Dr. James Francis Kenney (interim), 1935-37.

Gustave Lanctôt OC, 1937–48. A lawyer, Rhodes scholar, Oxford graduate, WWI veteran, and earner of a Ph.D. from the Sorbonne, Dr. Lanctôt was a very active historian, writing several books and teaching at the University of Ottawa. He was one of the first inductees to the Order of Canada, and was a knight of the Légion d’Honneur.

William Kaye Lamb OC, 1948–68. Born in New Westminster, BC, he went to University of British Columbia before getting a Ph.D. from the LSE. Dr. Lamb was Provincial Archivist and Librarian of British Columbia, Superintendent of the BC Public Libraries Commission, and University Librarian of UBC before becoming Dominion Archivist. Dr. Lamb was also concurrently National Librarian from 1953 to 1968.

Wilfred I. Smith OC, 1968–84. A Nova Scotian with a Ph.D. from the University of Minnesota, Dr. Smith joined the Archives in 1950, was appointed acting Dominion Archivist in 1968, and given the job permanently in 1970.

Jean-Pierre Wallot OC, 1985–97. Dr. Wallot had a Ph.D. from the Université de Montréal and served in a number of senior positions in its history department before going to the Archives.
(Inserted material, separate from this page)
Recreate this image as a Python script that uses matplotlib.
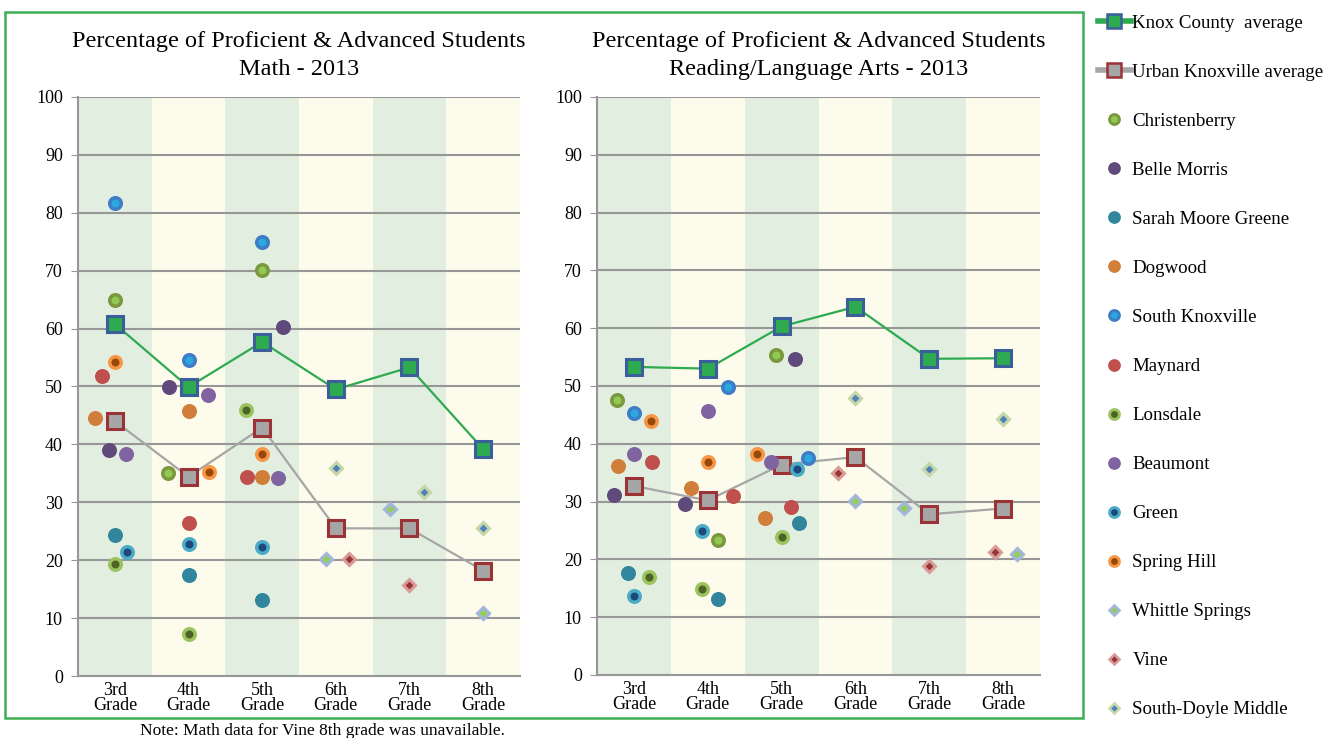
import matplotlib
matplotlib.use("Agg")
import matplotlib.pyplot as plt
from matplotlib.lines import Line2D
from matplotlib.patches import Rectangle

plt.rcParams['font.family'] = ['Liberation Serif', 'DejaVu Serif']

grades = ["3rd\nGrade", "4th\nGrade", "5th\nGrade", "6th\nGrade", "7th\nGrade", "8th\nGrade"]

# ---- data: Math 2013 ----
math_knox = [60.8, 49.9, 57.7, 49.5, 53.3, 39.2]
math_urban = [44.0, 34.4, 42.9, 25.5, 25.5, 18.2]
math_christenberry = [64.9, 35.1, 70.1]
math_belle_morris = [39.0, 49.9, 60.2]
math_sarah_moore_greene = [24.4, 17.4, 13.1]
math_dogwood = [44.6, 45.8, 34.3]
math_south_knoxville = [81.7, 54.6, 75.0]
math_maynard = [51.8, 26.5, 34.3]
math_lonsdale = [19.3, 7.2, 45.9]
math_beaumont = [38.3, 48.5, 34.2]
math_green = [21.4, 22.8, 22.3]
math_spring_hill = [54.2, 35.2, 38.3]
math_whittle_springs = [20.2, 28.8, 10.8]
math_vine = [20.2, 15.8, None]
math_south_doyle = [36.0, 31.8, 25.6]

# ---- data: Reading/Language Arts 2013 ----
read_knox = [53.3, 53.0, 60.3, 63.7, 54.7, 54.8]
read_urban = [32.7, 30.2, 36.4, 37.7, 27.8, 28.8]
read_christenberry = [47.5, 23.4, 55.3]
read_belle_morris = [31.1, 29.6, 54.6]
read_sarah_moore_greene = [17.7, 13.2, 26.3]
read_dogwood = [36.1, 32.4, 27.1]
read_south_knoxville = [45.3, 49.9, 37.6]
read_maynard = [36.9, 30.9, 29.0]
read_lonsdale = [16.9, 14.8, 23.9]
read_beaumont = [38.2, 45.6, 36.9]
read_green = [13.6, 24.9, 35.6]
read_spring_hill = [43.9, 36.8, 38.3]
read_whittle_springs = [30.1, 28.9, 21.0]
read_vine = [34.9, 18.8, 21.3]
read_south_doyle = [47.9, 35.6, 44.3]

# horizontal jitter inside each grade band (layout only, in band widths)
math_jitter = {
    'Christenberry': [0, -0.28, 0], 'Belle Morris': [-0.08, -0.27, 0.28],
    'Sarah Moore Greene': [0, 0, 0], 'Dogwood': [-0.27, 0, 0],
    'South Knoxville': [0, 0, 0], 'Maynard': [-0.18, 0, -0.2],
    'Lonsdale': [0, 0, -0.22], 'Beaumont': [0.15, 0.27, 0.22],
    'Green': [0.16, 0, 0], 'Spring Hill': [0, 0.28, 0],
    'Whittle Springs': [-0.13, -0.26, 0], 'Vine': [0.18, 0, 0],
    'South-Doyle Middle': [0, 0.2, 0],
}
read_jitter = {
    'Christenberry': [-0.23, 0.14, -0.08], 'Belle Morris': [-0.27, -0.31, 0.18],
    'Sarah Moore Greene': [-0.08, 0.14, 0.24], 'Dogwood': [-0.21, -0.23, -0.22],
    'South Knoxville': [0, 0.27, 0.36], 'Maynard': [0.24, 0.34, 0.13],
    'Lonsdale': [0.21, -0.08, 0], 'Beaumont': [0, 0, -0.15],
    'Green': [0, -0.08, 0.21], 'Spring Hill': [0.23, 0, -0.33],
    'Whittle Springs': [0, -0.34, 0.19], 'Vine': [-0.24, 0, -0.11],
    'South-Doyle Middle': [0, 0, 0],
}

# marker style per school: (marker, size, face, edge, edge width)
styles = {
    'Christenberry': ('o', 8.3, '#92C955', '#7A983E', 2.5),
    'Belle Morris': ('o', 10.8, '#604A7B', '#604A7B', 0.0),
    'Sarah Moore Greene': ('o', 10.8, '#31859C', '#31859C', 0.0),
    'Dogwood': ('o', 10.8, '#D07E3A', '#D07E3A', 0.0),
    'South Knoxville': ('o', 8.3, '#2AA8E0', '#3F7CC6', 2.5),
    'Maynard': ('o', 10.8, '#C0504D', '#C0504D', 0.0),
    'Lonsdale': ('o', 8.3, '#4F6228', '#9BC45F', 2.5),
    'Beaumont': ('o', 10.8, '#8064A2', '#8064A2', 0.0),
    'Green': ('o', 8.3, '#1F497D', '#4BACC6', 2.5),
    'Spring Hill': ('o', 8.3, '#984807', '#F79646', 2.5),
    'Whittle Springs': ('D', 5.8, '#92D050', '#A3B5DC', 2.2),
    'Vine': ('D', 5.8, '#953735', '#DA9A98', 2.2),
    'South-Doyle Middle': ('D', 5.8, '#4F81BD', '#C4D7A8', 2.2),
}

math_schools = {
    'Christenberry': math_christenberry, 'Belle Morris': math_belle_morris,
    'Sarah Moore Greene': math_sarah_moore_greene, 'Dogwood': math_dogwood,
    'South Knoxville': math_south_knoxville, 'Maynard': math_maynard,
    'Lonsdale': math_lonsdale, 'Beaumont': math_beaumont, 'Green': math_green,
    'Spring Hill': math_spring_hill, 'Whittle Springs': math_whittle_springs,
    'Vine': math_vine, 'South-Doyle Middle': math_south_doyle,
}
read_schools = {
    'Christenberry': read_christenberry, 'Belle Morris': read_belle_morris,
    'Sarah Moore Greene': read_sarah_moore_greene, 'Dogwood': read_dogwood,
    'South Knoxville': read_south_knoxville, 'Maynard': read_maynard,
    'Lonsdale': read_lonsdale, 'Beaumont': read_beaumont, 'Green': read_green,
    'Spring Hill': read_spring_hill, 'Whittle Springs': read_whittle_springs,
    'Vine': read_vine, 'South-Doyle Middle': read_south_doyle,
}
middle = ['Whittle Springs', 'Vine', 'South-Doyle Middle']

KNOX = dict(color='#2EAA50', lw=1.6, marker='s', ms=12.2, mfc='#2EAA50', mec='#3A5F9A', mew=2.2)
URBAN = dict(color='#A6A6A6', lw=1.6, marker='s', ms=12.2, mfc='#A6A6A6', mec='#9B3236', mew=2.2)


def draw_panel(ax, title, knox, urban, schools, jitter):
    for i in range(len(grades)):
        ax.axvspan(i - 0.5, i + 0.5, color='#E2EFE0' if i % 2 == 0 else '#FDFBEB', lw=0, zorder=0)
    for y in range(10, 101, 10):
        ax.axhline(y, color='#979797', lw=1.5, zorder=1)
    x = list(range(len(grades)))
    ax.plot(x, urban, zorder=3, **URBAN)
    ax.plot(x, knox, zorder=3, **KNOX)
    for name, vals in schools.items():
        start = 3 if name in middle else 0
        m, s, fc, ec, ew = styles[name]
        for k, v in enumerate(vals):
            if v is None:
                continue
            ax.plot(start + k + jitter[name][k], v, linestyle='none', marker=m, ms=s,
                    mfc=fc, mec=ec, mew=ew, zorder=4)
    ax.set_xlim(-0.5, 5.5)
    ax.set_ylim(0, 100)
    ax.set_yticks(range(0, 101, 10))
    ax.set_xticks(x)
    ax.set_xticklabels(grades, fontsize=13, linespacing=0.9)
    ax.tick_params(axis='x', length=0, pad=4)
    ax.tick_params(axis='y', labelsize=13, length=5, color='#979797', pad=6)
    for side in ['top', 'right']:
        ax.spines[side].set_visible(False)
    for side in ['left', 'bottom']:
        ax.spines[side].set_color('#979797')
        ax.spines[side].set_linewidth(1.5)
    ax.set_title(title, fontsize=17.5, pad=16, linespacing=1.42)


fig = plt.figure(figsize=(13.39, 7.38), dpi=100)
ax1 = fig.add_axes([0.0583, 0.0840, 0.330, 0.7846])
ax2 = fig.add_axes([0.4459, 0.0854, 0.3308, 0.7832])

draw_panel(ax1, "Percentage of Proficient & Advanced Students\nMath - 2013",
           math_knox, math_urban, math_schools, math_jitter)
draw_panel(ax2, "Percentage of Proficient & Advanced Students\nReading/Language Arts - 2013",
           read_knox, read_urban, read_schools, read_jitter)

# green frame around both panels
fig.patches.append(Rectangle((5 / 1339, 20 / 738), 1078 / 1339, 706 / 738,
                             transform=fig.transFigure, fill=False,
                             edgecolor='#3DAE55', lw=1.8))

handles = [
    Line2D([], [], color='#2EAA50', lw=4, marker='s', ms=10, mfc='#2EAA50', mec='#3A5F9A', mew=1.8),
    Line2D([], [], color='#A6A6A6', lw=4, marker='s', ms=10, mfc='#A6A6A6', mec='#9B3236', mew=1.8),
]
labels = ['Knox County  average', 'Urban Knoxville average']
for name, (m, s, fc, ec, ew) in styles.items():
    handles.append(Line2D([], [], linestyle='none', marker=m, ms=s * 0.85, mfc=fc, mec=ec, mew=ew * 0.85))
    labels.append(name)

fig.legend(handles, labels, loc='upper left', bbox_to_anchor=(1090 / 1339, 1 - 7 / 738),
           frameon=False, fontsize=13.6, handlelength=1.75, handletextpad=0.1,
           labelspacing=1.685, borderaxespad=0)

fig.text(322 / 1339, 7 / 738, "Note: Math data for Vine 8th grade was unavailable.",
         ha='center', va='center', fontsize=12.5)

fig.savefig('out.png', dpi=100)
Wallot was the first to change his title from Dominion Archivist to National Archivist.

Ian E. Wilson CM, 1999–2009. Wilson got a master’s in history from Queen’s and was Provincial Archivist of Saskatchewan. Wilson oversaw the merger of the National Archives with the National Library to form Library and Archives Canada in 2004.
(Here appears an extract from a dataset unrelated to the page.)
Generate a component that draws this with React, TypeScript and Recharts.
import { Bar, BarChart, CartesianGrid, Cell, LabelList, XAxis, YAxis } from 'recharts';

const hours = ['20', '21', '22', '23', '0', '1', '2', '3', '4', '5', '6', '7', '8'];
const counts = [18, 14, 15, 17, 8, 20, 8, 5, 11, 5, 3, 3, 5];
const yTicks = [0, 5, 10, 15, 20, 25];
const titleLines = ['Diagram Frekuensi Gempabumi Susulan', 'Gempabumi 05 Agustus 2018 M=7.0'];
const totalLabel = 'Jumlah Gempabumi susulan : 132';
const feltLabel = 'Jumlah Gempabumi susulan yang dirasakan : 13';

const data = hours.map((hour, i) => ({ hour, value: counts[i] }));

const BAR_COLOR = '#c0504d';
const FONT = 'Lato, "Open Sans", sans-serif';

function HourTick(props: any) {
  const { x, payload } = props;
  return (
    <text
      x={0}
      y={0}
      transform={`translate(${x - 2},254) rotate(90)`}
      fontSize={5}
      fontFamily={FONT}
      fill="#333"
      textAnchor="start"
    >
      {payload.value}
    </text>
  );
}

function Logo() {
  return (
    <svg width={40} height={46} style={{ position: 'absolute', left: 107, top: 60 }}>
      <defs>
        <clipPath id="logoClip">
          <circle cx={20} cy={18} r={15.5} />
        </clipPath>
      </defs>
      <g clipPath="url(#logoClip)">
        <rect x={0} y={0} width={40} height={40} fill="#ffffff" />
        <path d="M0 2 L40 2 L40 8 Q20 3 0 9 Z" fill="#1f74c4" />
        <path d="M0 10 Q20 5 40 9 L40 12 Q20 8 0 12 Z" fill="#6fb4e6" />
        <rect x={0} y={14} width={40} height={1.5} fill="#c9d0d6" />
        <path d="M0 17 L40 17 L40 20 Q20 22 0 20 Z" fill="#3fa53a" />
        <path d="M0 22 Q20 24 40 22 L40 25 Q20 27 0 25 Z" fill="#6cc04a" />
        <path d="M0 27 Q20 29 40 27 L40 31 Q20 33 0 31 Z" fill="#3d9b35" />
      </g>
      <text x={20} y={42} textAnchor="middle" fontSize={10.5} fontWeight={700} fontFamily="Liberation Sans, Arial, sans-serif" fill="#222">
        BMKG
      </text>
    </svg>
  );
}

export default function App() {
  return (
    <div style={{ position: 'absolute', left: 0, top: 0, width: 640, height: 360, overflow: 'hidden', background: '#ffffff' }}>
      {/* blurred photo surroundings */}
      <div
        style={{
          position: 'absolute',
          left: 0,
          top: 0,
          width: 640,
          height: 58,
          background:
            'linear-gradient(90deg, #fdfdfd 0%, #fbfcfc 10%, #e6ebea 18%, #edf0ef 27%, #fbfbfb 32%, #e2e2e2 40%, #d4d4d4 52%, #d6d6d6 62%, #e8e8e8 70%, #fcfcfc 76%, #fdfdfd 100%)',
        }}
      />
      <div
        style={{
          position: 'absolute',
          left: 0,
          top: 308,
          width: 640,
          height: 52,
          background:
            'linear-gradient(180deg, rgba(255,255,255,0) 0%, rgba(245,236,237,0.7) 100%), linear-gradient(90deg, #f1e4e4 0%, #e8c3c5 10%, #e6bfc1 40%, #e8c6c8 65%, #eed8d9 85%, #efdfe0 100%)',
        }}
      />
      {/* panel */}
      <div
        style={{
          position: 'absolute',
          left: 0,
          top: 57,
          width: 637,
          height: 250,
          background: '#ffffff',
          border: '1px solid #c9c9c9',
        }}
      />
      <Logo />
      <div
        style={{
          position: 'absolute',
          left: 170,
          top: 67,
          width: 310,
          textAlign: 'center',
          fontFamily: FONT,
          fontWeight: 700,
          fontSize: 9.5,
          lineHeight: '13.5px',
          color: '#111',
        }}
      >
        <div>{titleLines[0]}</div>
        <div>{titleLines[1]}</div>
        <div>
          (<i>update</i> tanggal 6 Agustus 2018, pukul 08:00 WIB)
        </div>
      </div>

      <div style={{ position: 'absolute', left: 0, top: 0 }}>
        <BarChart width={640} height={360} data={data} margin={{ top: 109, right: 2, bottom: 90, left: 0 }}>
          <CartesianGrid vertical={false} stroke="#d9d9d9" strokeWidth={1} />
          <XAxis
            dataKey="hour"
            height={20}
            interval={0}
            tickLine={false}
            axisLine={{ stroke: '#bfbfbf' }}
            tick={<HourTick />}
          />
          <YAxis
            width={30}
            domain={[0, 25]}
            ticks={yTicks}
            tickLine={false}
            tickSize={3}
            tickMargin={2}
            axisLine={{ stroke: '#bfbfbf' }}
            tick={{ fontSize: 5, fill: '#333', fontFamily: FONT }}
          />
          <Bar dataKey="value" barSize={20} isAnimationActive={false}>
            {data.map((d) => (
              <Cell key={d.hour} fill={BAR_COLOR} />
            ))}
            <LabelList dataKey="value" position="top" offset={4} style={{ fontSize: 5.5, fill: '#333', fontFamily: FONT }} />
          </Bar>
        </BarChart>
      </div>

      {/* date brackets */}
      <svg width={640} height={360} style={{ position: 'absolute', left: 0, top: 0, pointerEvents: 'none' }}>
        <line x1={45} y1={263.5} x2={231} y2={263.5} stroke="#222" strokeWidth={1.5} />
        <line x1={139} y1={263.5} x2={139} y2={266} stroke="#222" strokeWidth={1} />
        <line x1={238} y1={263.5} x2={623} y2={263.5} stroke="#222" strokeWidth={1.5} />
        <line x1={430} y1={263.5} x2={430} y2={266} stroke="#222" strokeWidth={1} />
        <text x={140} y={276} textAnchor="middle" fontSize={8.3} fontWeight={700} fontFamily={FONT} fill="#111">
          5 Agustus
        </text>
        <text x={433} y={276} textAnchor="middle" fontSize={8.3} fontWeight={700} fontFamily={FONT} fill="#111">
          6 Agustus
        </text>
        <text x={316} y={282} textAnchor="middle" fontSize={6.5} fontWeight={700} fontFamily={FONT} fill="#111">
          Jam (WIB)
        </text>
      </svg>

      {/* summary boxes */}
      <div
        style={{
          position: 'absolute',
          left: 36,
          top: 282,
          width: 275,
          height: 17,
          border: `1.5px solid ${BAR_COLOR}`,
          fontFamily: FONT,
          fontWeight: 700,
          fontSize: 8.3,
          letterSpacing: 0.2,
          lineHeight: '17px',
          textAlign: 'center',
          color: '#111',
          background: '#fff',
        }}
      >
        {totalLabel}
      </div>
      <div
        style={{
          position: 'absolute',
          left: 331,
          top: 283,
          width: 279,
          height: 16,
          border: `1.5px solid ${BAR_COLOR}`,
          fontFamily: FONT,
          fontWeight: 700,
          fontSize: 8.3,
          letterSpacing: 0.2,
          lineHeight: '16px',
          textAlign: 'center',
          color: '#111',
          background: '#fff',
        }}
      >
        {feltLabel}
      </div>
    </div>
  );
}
Daniel J. Caron, 2009–13. Dr. Caron has a Ph.D. in Applied Human Sciences from the Université de Montréal, specializing in Aboriginal culture. He worked in a wide range of federal departments for over 20 years before joining the Archives in 2003. Dr. Caron resigned in disgrace in May 2013, after it was revealed he spent $5000 in taxpayer funds on private Spanish lessons.

Hervé Déry (interim), 2013-now. Déry has a master’s in economics from the Université de Montréal and has worked for the federal government since 1982. In March 2012 he became Assistant Deputy Minister and Corporate Secretary of the Policy and Collaboration Sector of Library and Archives Canada, and was appointed as the acting Librarian and Archivist of Canada in May 2013.